Unveiling abiotic stress-induced cell death modalities in the heterocytous cyanobacterium Anabaena sp. PCC 7120

Abstract

Regulated cell death (RCD) in cyanobacteria is a post-stress phenomenon necessary for stress adaptability and eco-physiology. However, the sequential modulations in cellular processes conferring regulated forms of death remained elusive. In this study, we evaluated morpho-physiological and biochemical determinants of cell death in a time-dependent manner to understand the sequential cellular events during the process. The death was instigated by exposing heterocytous cyanobacterium Anabaena sp. PCC 7120–1 mM H₂O₂, 250 mM NaCl and sulfur-starvation. A significant changes in the sequences of morpho-physiological and biochemical events were observed in different stress conditions. Upon H₂O₂ treatment rapid oxidation of cytosol and disintegration of cell envelop was observed prior to DNA fragmentation. On the other hand, salt-stress and sulfur-deprivation induced phosphatidylserine (PS) externalisation, gradual rise in redox potential, and DNA fragmentation prior to membrane disintegration. Furthermore, we analysed the time-dependent expression of five orthocaspases, the putative executioner of cyanobacterial cell death. Out of five, only two orthocaspases anaOC2 and anaOC6 exhibit expression pattern synergistic and coherent with DNA fragmentation in salt treated and sulfur-deficient cells. However, no orthocaspases expression was evident during H₂O₂ treatment.

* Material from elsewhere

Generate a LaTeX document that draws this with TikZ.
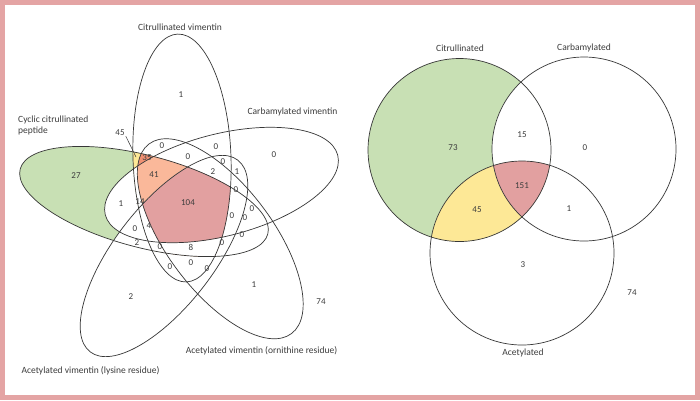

Considering these parameters, H₂O₂ induced death was regarded as accidental cell death (ACD), whereas in salt and sulfur stresses mediated two different RCD subroutines, which were orthocaspases-dependent. Overall for the first time, we demonstrated the existence of three death modalities in cyanobacteria based on sequential cellular events and relative expression of orthocaspases.